Instructions to follow
Only the lines from the start of the data through the line containing "(0,0) rectangle (954,750);" should be written out, exactly as they are, with both ends included and the pictures left out.

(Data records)
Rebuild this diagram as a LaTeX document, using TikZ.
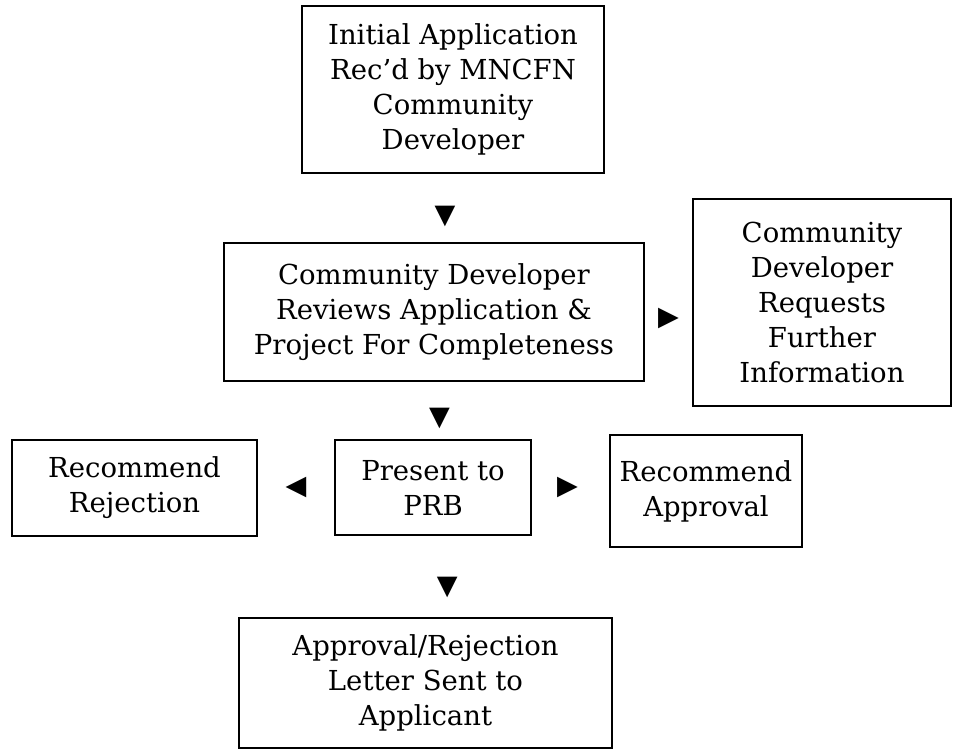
\documentclass[tikz,border=0pt]{standalone}
\usepackage{fontspec}
\setmainfont{DejaVu Serif}
\newfontfamily\symfont{DejaVu Sans}
\usetikzlibrary{positioning}

\begin{document}
\begin{tikzpicture}[
    x=1pt, y=-1pt,
    box node/.style={rectangle,draw,line width=2pt,align=center,inner sep=0pt,
        font=\fontsize{27.5}{35}\selectfont},
    tri node/.style={inner sep=0pt,font=\symfont\fontsize{27}{27}\selectfont}
]
\useasboundingbox (0,0) rectangle (954,750);

% Application
\node[box node, minimum width=302pt, minimum height=167pt] (init) at (453,89.5)
    {Initial Application\\Rec'd by MNCFN\\Community\\Developer};

% Review
\node[box node, minimum width=420pt, minimum height=138pt] (review) at (434,312)
    {Community Developer\\Reviews Application \&\\Project For Completeness};
\node[box node, minimum width=258pt, minimum height=207pt] (request) at (822,302.5)
    {Community\\Developer\\Requests\\Further\\Information};

% PRB
\node[box node, minimum width=245pt, minimum height=96pt] (reject) at (134.5,488)
    {Recommend\\Rejection};
\node[box node, minimum width=196pt, minimum height=95pt] (present) at (433,487.5)
    {Present to\\PRB};
\node[box node, minimum width=192pt, minimum height=112pt] (approve) at (706,491)
    {Recommend\\Approval};

% Letter
\node[box node, minimum width=373pt, minimum height=130pt] (letter) at (425.5,683)
    {Approval/Rejection\\Letter Sent to\\Applicant};

% Arrows
\path (init.south) -- node[tri node, pos=0.63, xshift=4pt] {▼} (review.north);
\path (review.east) -- node[tri node, yshift=-6pt] {▶} (review.east -| request.west);
\path (review.south) -- node[tri node, xshift=6pt, yshift=-8pt] {▼} (present.north);
\path (present.west) -- node[tri node] {◀} (present.west -| reject.east);
\path (present.east) -- node[tri node, xshift=-3pt] {▶} (present.east -| approve.west);
\path (present.south) -- node[tri node, xshift=18pt, yshift=-11pt] {▼} (letter.north);

\end{tikzpicture}
\end{document}
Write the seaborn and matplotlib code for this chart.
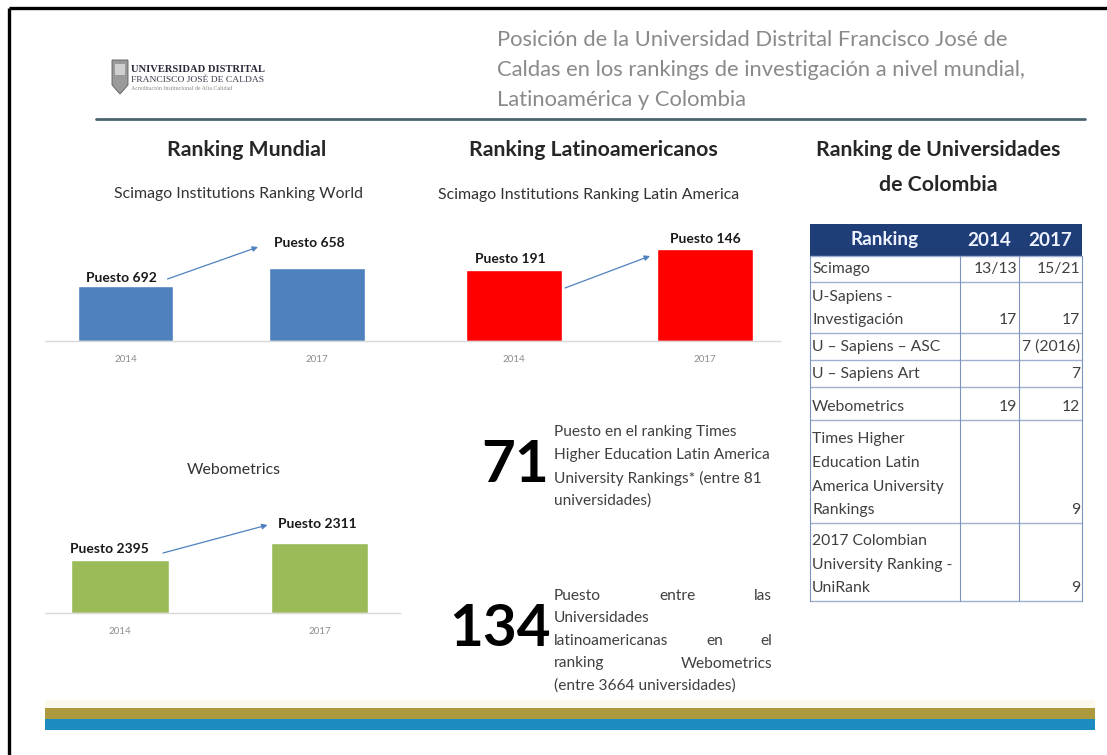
import numpy as np
import pandas as pd
import seaborn as sns
import matplotlib.pyplot as plt
import matplotlib.transforms as mtransforms
from matplotlib.patches import Rectangle, Polygon

# --- datos ---
anios = ['2014', '2017']
mundial_puesto = [692, 658]
latam_puesto = [191, 146]
webo_puesto = [2395, 2311]
mundial_altura = [55, 73]
latam_altura = [71, 92]
webo_altura = [53, 70]

tabla_cols = ['Ranking', '2014', '2017']
tabla_ranking = ['Scimago', 'U-Sapiens -\nInvestigación', 'U – Sapiens – ASC', 'U – Sapiens Art',
                 'Webometrics', 'Times Higher\nEducation Latin\nAmerica University\nRankings',
                 '2017 Colombian\nUniversity Ranking -\nUniRank']
tabla_2014 = ['13/13', '17', '', '', '19', '', '']
tabla_2017 = ['15/21', '17', '7 (2016)', '7', '12', '9', '9']

titulo = ['Posición de la Universidad Distrital Francisco José de',
          'Caldas en los rankings de investigación a nivel mundial,',
          'Latinoamérica y Colombia']
times_num = '71'
times_txt = ['Puesto en el ranking Times', 'Higher Education Latin America',
             'University Rankings* (entre 81', 'universidades)']
webo_num = '134'
webo_txt = ['Puesto entre las', 'Universidades', 'latinoamericanas en el',
            'ranking Webometrics', '(entre 3664 universidades)']

sns.set_style('white')
plt.rcParams['font.family'] = ['Lato', 'DejaVu Sans']

W, H = 1107, 755
fig = plt.figure(figsize=(W / 100, H / 100), dpi=100)
r = fig.canvas.get_renderer()


def caja(x0, y0, x1, y1):
    return [x0 / W, 1 - y1 / H, (x1 - x0) / W, (y1 - y0) / H]


bg = fig.add_axes([0, 0, 1, 1])
bg.set_xlim(0, W)
bg.set_ylim(H, 0)
bg.axis('off')

# marco
bg.plot([9, W], [8, 8], color='black', lw=2.4, solid_capstyle='butt')
bg.plot([9, 9], [8, H], color='black', lw=2.4, solid_capstyle='butt')

# logo
bg.add_patch(Polygon([[112, 60], [128, 60], [128, 85], [120, 94], [112, 85]],
                     closed=True, facecolor='#9a9a9a', edgecolor='#5a5a5a', lw=0.6))
bg.add_patch(Rectangle((115, 64), 10, 11, facecolor='#d0d0d0', edgecolor='none'))
bg.text(131, 70, 'UNIVERSIDAD DISTRITAL', family='Liberation Serif', fontsize=7.6,
        color='#2a2a3a', weight='bold', va='center')
bg.text(131, 80, 'FRANCISCO JOSÉ DE CALDAS', family='Liberation Serif', fontsize=6.8,
        color='#3a3a4a', va='center')
bg.text(131, 89, 'Acreditación Institucional de Alta Calidad', family='Liberation Serif',
        fontsize=4.2, color='#888888', va='center')

# titulo
for i, t in enumerate(titulo):
    bg.text(497, 40 + 30 * i, t, fontsize=15.8, color='#8a8a8a', va='center')
bg.plot([96, 1085], [119, 119], color='#4b6670', lw=2)

# encabezados
enc = dict(fontsize=15.3, weight='bold', color='#262626', ha='center', va='center')
sub = dict(fontsize=11.4, color='#333333', ha='center', va='center')
bg.text(247, 150, 'Ranking Mundial', **enc)
bg.text(239, 194, 'Scimago Institutions Ranking World', **sub)
bg.text(593, 150, 'Ranking Latinoamericanos', **enc)
bg.text(589, 195, 'Scimago Institutions Ranking Latin America', **sub)
bg.text(938, 150, 'Ranking de Universidades', **enc)
bg.text(938, 185, 'de Colombia', **enc)
bg.text(234, 470, 'Webometrics', **sub)


def barras(x0, x1, base, centro0, paso, ancho, alturas, puestos, color, etq, flecha):
    ax = fig.add_axes(caja(x0, base - 110, x1, base))
    df = pd.DataFrame({'anio': anios, 'altura': alturas})
    sns.barplot(data=df, x='anio', y='altura', color=color, width=ancho,
                saturation=1, ax=ax)
    ax.set_xlim(-(centro0 - x0) / paso, (x1 - centro0) / paso)
    ax.set_ylim(0, 110)
    ax.set_xlabel('')
    ax.set_ylabel('')
    ax.set_yticks([])
    ax.patch.set_alpha(0)
    for s in ['top', 'right', 'left']:
        ax.spines[s].set_visible(False)
    ax.spines['bottom'].set_color('#d9d9d9')
    ax.spines['bottom'].set_linewidth(1)
    ax.tick_params(axis='x', length=0, pad=10, labelsize=7, labelcolor='#8c8c8c')
    for i, (h, p) in enumerate(zip(alturas, puestos)):
        ax.annotate(f'Puesto {p}', xy=(i, h), xytext=etq[i], textcoords='offset pixels',
                    ha='center', va='center', fontsize=10, weight='bold',
                    color='#1a1a1a', annotation_clip=False)
    (ax_, ay_), (bx_, by_) = flecha
    ta = mtransforms.offset_copy(ax.transData, x=ax_, y=ay_, units='dots')
    tb = mtransforms.offset_copy(ax.transData, x=bx_, y=by_, units='dots')
    ax.annotate('', xy=(1, alturas[1]), xycoords=tb, xytext=(0, alturas[0]), textcoords=ta,
                arrowprops=dict(arrowstyle='-|>', color='#4f81bd', lw=0.9,
                                mutation_scale=8, shrinkA=0, shrinkB=0),
                annotation_clip=False)
    return ax


barras(45, 400, 341, 125.5, 191.5, 0.5, mundial_altura, mundial_puesto, '#4f81bd',
       [(-4, 8), (-8, 25)], [(42, 7), (-59, 21)])
barras(400, 780, 341, 514, 191, 0.5, latam_altura, latam_puesto, '#fe0000',
       [(-4, 11), (0, 10)], [(51, -18), (-55, -7)])
barras(45, 400, 613, 120, 199.5, 0.49, webo_altura, webo_puesto, '#9bbb59',
       [(-11, 11), (-2, 19)], [(43, 7), (-52, 18)])

# cifras destacadas
num = dict(fontsize=42, weight='bold', color='black', ha='right', va='center')
par = dict(fontsize=11.2, color='#404040', va='center')
bg.text(549, 466, times_num, **num)
for i, t in enumerate(times_txt):
    bg.text(554, 432 + 23 * i, t, **par)
bg.text(551, 630, webo_num, **num)


def linea_justificada(texto, x0, x1, y):
    palabras = texto.split()
    objs = [bg.text(x0, y, w, ha='left', **par) for w in palabras]
    if len(palabras) == 1:
        return
    anchos = [o.get_window_extent(renderer=r).width for o in objs]
    hueco = (x1 - x0 - sum(anchos)) / (len(palabras) - 1)
    x = x0
    for o, a in zip(objs, anchos):
        o.set_x(x)
        x += a + hueco


for i, t in enumerate(webo_txt):
    y = 596 + 22.5 * i
    if i in (1, 4):
        bg.text(554, y, t, **par)
    else:
        linea_justificada(t, 554, 772, y)

# tabla
cx = [810, 960, 1019, 1082]
fy = [224, 256, 282, 333, 360, 387, 420, 523, 601]
bg.add_patch(Rectangle((cx[0], fy[0]), cx[-1] - cx[0], fy[1] - fy[0],
                       facecolor='#1f3e78', edgecolor='none'))
for i, c in enumerate(tabla_cols):
    bg.text((cx[i] + cx[i + 1]) / 2, (fy[0] + fy[1]) / 2, c, fontsize=13.6, weight='bold',
            color='#eef3ff', ha='center', va='center')
for y in fy[1:]:
    bg.plot([cx[0], cx[-1]], [y, y], color='#9fb0cc', lw=1)
for x in cx:
    bg.plot([x, x], [fy[1], fy[-1]], color='#7d93bd', lw=0.8)
celda = dict(fontsize=11.3, color='#404040', va='center')
for k, (nom, v14, v17) in enumerate(zip(tabla_ranking, tabla_2014, tabla_2017)):
    abajo = fy[k + 2] - 13
    lineas = nom.split('\n')
    n = len(lineas)
    for j, ln in enumerate(lineas):
        bg.text(cx[0] + 2, abajo - (n - 1 - j) * 23.5, ln, ha='left', **celda)
    bg.text(cx[2] - 2, abajo, v14, ha='right', **celda)
    bg.text(cx[3] - 2, abajo, v17, ha='right', **celda)

# franjas inferiores
bg.add_patch(Rectangle((45, 700), 1050, 8, facecolor='#fbf8ec', edgecolor='none'))
bg.add_patch(Rectangle((45, 708), 1050, 11, facecolor='#ae9a3e', edgecolor='none'))
bg.add_patch(Rectangle((45, 719), 1050, 11, facecolor='#1b8bc0', edgecolor='none'))

fig.savefig('out.png', dpi=100)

Answer to this problem
Rebuild this diagram as a LaTeX document, using TikZ.
\documentclass[tikz,border=0pt]{standalone}
\usepackage{fontspec}
\setmainfont{DejaVu Serif}
\newfontfamily\symfont{DejaVu Sans}
\usetikzlibrary{positioning}

\begin{document}
\begin{tikzpicture}[
    x=1pt, y=-1pt,
    box node/.style={rectangle,draw,line width=2pt,align=center,inner sep=0pt,
        font=\fontsize{27.5}{35}\selectfont},
    tri node/.style={inner sep=0pt,font=\symfont\fontsize{27}{27}\selectfont}
]
\useasboundingbox (0,0) rectangle (954,750);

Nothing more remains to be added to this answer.